Wednesday, September 21, 2005

Learning Mozart

The Choral Society of Greensboro is singing Mozart's Great Mass in C minor for its fall concert. I have been a member of the Choral Society since 1999 and have been challenged by a number of the works we have sung but nothing to date has been as breathtaking difficult as this Mozart work. I bought a recording of the Mass to see what we're up against. The recording by The Academy of of St Martin in the Fields featuring Kiri Te Kanawa as the soprano soloist is incredibly beautiful and unbeliveably complicated: double choruses, run after run, fugues within fugues. Eek.

We've performed Mozart before but this piece is frustrating even the Choral Society's most seasoned members (and we've got a bunch of them). Of course, we all know that by the time the concert rolls around our director, Bill Young, will have drilled it into our heads and it will be great. Take last night for example.

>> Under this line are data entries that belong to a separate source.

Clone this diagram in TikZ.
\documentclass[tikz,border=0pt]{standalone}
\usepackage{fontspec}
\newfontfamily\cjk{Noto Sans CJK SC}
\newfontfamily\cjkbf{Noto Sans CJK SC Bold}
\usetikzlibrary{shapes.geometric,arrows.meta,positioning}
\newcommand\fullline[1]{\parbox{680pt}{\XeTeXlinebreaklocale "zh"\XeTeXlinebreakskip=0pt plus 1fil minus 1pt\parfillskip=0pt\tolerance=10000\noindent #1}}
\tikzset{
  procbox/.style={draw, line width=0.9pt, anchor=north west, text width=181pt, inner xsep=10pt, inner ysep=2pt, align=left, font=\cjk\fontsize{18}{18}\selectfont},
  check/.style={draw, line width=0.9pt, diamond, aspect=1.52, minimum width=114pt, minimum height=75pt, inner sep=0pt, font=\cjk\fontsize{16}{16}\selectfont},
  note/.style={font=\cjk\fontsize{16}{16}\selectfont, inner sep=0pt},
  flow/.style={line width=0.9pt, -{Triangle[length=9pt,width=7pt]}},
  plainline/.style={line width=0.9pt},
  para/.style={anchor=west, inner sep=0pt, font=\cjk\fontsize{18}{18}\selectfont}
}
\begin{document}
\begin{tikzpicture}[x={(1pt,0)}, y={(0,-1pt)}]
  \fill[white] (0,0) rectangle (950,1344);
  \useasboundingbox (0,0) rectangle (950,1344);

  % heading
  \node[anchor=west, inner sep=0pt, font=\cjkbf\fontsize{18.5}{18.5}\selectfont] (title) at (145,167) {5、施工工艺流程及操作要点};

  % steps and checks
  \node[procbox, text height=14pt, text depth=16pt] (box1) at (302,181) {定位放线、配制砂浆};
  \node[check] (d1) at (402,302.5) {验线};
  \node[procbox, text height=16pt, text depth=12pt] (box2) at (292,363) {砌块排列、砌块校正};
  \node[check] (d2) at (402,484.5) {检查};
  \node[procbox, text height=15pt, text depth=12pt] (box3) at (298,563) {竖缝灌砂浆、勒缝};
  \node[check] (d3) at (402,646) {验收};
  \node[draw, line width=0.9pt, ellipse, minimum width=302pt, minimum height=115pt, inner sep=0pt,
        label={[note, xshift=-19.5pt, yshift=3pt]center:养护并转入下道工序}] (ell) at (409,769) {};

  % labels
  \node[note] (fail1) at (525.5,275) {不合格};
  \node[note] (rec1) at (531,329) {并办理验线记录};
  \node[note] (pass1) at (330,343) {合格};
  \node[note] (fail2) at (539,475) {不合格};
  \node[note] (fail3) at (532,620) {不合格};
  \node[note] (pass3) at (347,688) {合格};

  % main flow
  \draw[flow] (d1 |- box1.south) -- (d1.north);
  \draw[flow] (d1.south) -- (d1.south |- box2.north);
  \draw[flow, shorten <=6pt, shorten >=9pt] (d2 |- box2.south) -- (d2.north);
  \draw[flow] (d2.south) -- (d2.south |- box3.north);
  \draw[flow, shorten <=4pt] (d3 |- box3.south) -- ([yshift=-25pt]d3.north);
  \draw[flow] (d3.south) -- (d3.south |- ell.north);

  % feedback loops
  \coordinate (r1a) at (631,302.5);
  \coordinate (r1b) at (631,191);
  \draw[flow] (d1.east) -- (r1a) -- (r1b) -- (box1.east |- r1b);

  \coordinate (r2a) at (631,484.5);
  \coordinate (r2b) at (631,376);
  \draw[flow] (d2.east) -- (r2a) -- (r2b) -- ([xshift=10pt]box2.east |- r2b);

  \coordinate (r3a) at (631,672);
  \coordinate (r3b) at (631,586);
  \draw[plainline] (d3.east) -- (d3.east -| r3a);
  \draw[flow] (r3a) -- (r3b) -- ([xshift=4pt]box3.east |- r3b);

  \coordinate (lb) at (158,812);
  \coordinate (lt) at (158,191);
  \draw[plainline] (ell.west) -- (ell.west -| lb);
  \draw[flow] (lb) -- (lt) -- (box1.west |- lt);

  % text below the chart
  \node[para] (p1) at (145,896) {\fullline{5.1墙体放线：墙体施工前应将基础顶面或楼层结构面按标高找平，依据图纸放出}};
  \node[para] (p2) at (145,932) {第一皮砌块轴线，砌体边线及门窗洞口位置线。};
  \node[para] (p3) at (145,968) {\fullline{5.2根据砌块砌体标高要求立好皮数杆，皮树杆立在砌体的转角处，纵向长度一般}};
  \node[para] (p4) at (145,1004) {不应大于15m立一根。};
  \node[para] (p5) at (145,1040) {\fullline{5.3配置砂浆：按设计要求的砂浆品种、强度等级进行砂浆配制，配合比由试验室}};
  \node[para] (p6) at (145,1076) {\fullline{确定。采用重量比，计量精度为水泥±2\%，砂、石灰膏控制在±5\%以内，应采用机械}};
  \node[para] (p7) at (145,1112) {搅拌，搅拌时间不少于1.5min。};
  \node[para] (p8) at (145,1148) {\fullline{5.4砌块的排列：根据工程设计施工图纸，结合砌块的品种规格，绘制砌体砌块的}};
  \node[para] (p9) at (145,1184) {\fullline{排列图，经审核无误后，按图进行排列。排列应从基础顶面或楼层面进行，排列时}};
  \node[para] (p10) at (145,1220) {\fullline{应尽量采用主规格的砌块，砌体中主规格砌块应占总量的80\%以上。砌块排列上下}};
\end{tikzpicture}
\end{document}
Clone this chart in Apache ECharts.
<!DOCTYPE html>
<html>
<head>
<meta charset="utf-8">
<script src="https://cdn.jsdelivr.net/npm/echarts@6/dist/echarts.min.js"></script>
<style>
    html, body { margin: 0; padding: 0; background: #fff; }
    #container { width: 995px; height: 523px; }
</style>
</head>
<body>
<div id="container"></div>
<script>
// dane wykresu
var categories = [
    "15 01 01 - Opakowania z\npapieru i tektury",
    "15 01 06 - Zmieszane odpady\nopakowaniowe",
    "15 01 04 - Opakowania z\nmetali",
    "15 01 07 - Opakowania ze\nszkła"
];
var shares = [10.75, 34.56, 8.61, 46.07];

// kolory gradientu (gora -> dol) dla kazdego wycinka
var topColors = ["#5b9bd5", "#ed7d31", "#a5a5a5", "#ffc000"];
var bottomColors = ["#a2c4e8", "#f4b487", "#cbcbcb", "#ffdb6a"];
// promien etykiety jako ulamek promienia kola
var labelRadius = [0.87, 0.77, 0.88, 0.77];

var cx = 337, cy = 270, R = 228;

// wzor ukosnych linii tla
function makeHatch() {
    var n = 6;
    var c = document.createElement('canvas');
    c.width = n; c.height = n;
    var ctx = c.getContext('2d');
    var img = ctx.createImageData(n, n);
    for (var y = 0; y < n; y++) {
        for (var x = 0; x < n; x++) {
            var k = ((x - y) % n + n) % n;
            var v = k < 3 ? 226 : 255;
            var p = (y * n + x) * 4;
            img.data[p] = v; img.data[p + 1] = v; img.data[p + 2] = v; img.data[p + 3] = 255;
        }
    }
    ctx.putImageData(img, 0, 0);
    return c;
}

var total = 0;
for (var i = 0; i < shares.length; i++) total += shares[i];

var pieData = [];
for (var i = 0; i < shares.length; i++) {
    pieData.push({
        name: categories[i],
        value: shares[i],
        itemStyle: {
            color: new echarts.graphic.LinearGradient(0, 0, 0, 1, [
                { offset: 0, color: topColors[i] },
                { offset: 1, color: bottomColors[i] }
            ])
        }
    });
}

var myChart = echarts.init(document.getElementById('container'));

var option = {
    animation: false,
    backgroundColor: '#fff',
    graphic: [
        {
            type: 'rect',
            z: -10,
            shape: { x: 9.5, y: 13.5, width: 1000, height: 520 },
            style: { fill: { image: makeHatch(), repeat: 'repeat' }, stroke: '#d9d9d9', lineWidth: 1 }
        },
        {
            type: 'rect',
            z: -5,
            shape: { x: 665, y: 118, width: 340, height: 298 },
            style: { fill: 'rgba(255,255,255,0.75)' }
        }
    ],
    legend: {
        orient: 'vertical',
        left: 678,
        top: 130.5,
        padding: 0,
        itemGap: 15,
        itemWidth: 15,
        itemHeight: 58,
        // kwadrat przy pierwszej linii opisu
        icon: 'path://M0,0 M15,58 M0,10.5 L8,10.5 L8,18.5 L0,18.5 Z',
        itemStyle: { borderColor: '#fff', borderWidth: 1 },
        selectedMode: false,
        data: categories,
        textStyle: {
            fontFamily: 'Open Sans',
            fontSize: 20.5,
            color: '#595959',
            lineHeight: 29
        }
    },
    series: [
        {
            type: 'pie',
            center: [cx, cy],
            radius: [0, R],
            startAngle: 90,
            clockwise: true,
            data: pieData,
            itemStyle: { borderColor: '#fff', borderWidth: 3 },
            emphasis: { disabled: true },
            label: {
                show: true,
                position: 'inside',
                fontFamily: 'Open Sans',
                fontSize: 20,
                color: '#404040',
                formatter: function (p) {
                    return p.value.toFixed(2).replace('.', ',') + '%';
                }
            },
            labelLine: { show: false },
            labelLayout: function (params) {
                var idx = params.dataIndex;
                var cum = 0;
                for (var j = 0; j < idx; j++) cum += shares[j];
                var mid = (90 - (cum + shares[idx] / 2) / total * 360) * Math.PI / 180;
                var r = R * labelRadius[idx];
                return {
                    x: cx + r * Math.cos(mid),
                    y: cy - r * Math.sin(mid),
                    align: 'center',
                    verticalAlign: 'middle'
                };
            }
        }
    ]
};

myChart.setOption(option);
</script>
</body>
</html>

We finally started tackling what I think is the most difficult section of the work, the "Osanna." This section combines all the aforementioned challenges into one minute-and-a-half-long sonic extravaganza. Bill started by spliting us up into the two choruses and sending one chorus down the hall to a separate room. We began learning it by sections; bass first, tenors next, altos and lastly the sopranos who spend a fair amout of their time running up and down in the stratosphere. We were instructed to ignore the words and "dah-dah" the notes. Luckily, the runs of the "Osanna" are somewhat more regular and predictable than in some of the other sections but the timing is another story (think eight stanzas of music each coming it at different times). We worked on this for almost a half-hour and then the other chorus joined us and we tried putting it all together. The sounds we made were nothing like the "Osanna" I've been listening to on my iPod. At least, as Bill pointed out, we wouldn't be quite as scared of the section the next time we saw it.

He's right, of course, because, while I'm nowhere near comfortable yet with the "Gloria", "Credo" or "Kyrie they at least look familiar when we turn to them. Like the good drill-master he is, Bill led us through those sections again last night.

There will come a time in November (hopefully on or before November 5th) when all this will come together and I'll have this work firmly in my head. Then we can look forward to singing Beethoven's 9th Symphony with the Greensboro Symphony again this spring (which will seem like child's play after Mozart.)